“At last, there exists a well-researched and authoritative account of the life and work of the artist Bas Jan Ader, who has for too long resided in the romanticized shadow cast by his disappearance at sea in 1975. Alexander Dumbadze fleshes out Ader’s working practice, particularly in Los Angeles, giving detailed analysis of the context in which he was working and so bringing a more comprehensive perspective and understanding of both the man and the artist that has hitherto been missing.”
Bas Jan Ader
Death is Elsewhere
|Publication date: May 15, 2013 ||$27.50 • £19.50 |
|International publication date: 27 May 2013 ||ISBN: 978-0-226-03853-7 (Cloth) |
On July 9, 1975, Dutch-born artist Bas Jan Ader set sail from Chatham, Massachusetts, on a thirteen-foot sailboat. He was bound for Falmouth, England, on the second leg of a three-part piece titled In Search of the Miraculous. The damaged boat was found south of the western tip of Ireland nearly a year later.
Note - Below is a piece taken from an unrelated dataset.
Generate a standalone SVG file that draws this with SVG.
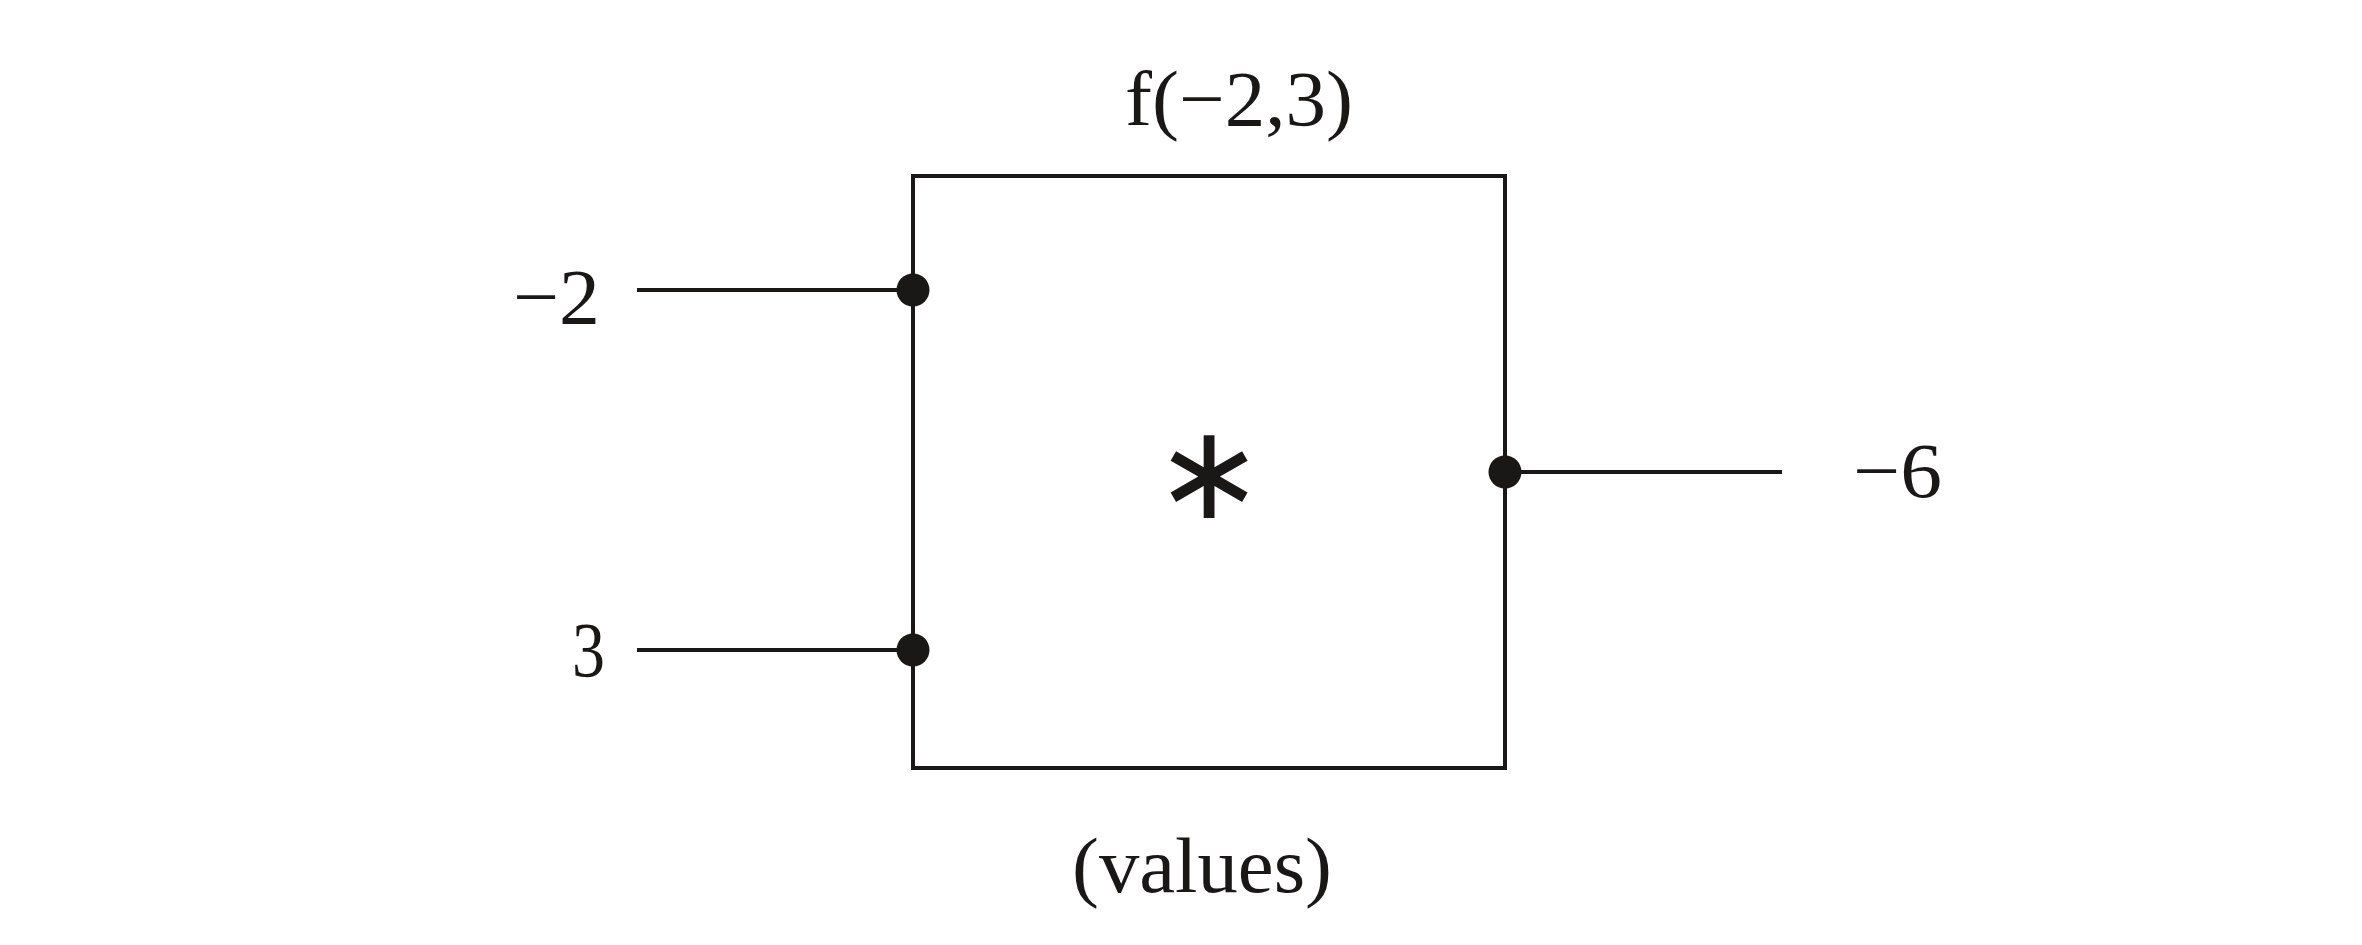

Ader himself was never seen again.
The legend of Ader’s untimely death has propelled him to near-mythic status in the art world—he is seen as a figure literally willing to die for his art. But few consider his legacy and concise oeuvre beyond the romantic and tragic associations that accompany his peculiar end. In the first in-depth study of this enigmatic conceptual artist, Alexander Dumbadze resituates Ader’s art and life within the art world of Los Angeles in the early 1970s.
Blending biography, theoretical reflection, and archival research, Bas Jan Ader draws a detailed picture of the world in which Ader’s work was rooted: a vibrant international art scene populated with peers such as Ger Van Elk, William Leavitt, and Allen Ruppersberg. Dumbadze looks closely at Ader’s engagement with questions of free will and his ultimate success in creating art untainted by mediation, offering a nuanced argument about artistic subjectivity that explains Ader’s tremendous relevance to contemporary art. Taut and revealing, Bas Jan Ader is a thoughtful contemplation of the necessity of the creative act and its inescapable relation to death.
Alexander Dumbadze is associate professor of art history at the George Washington University.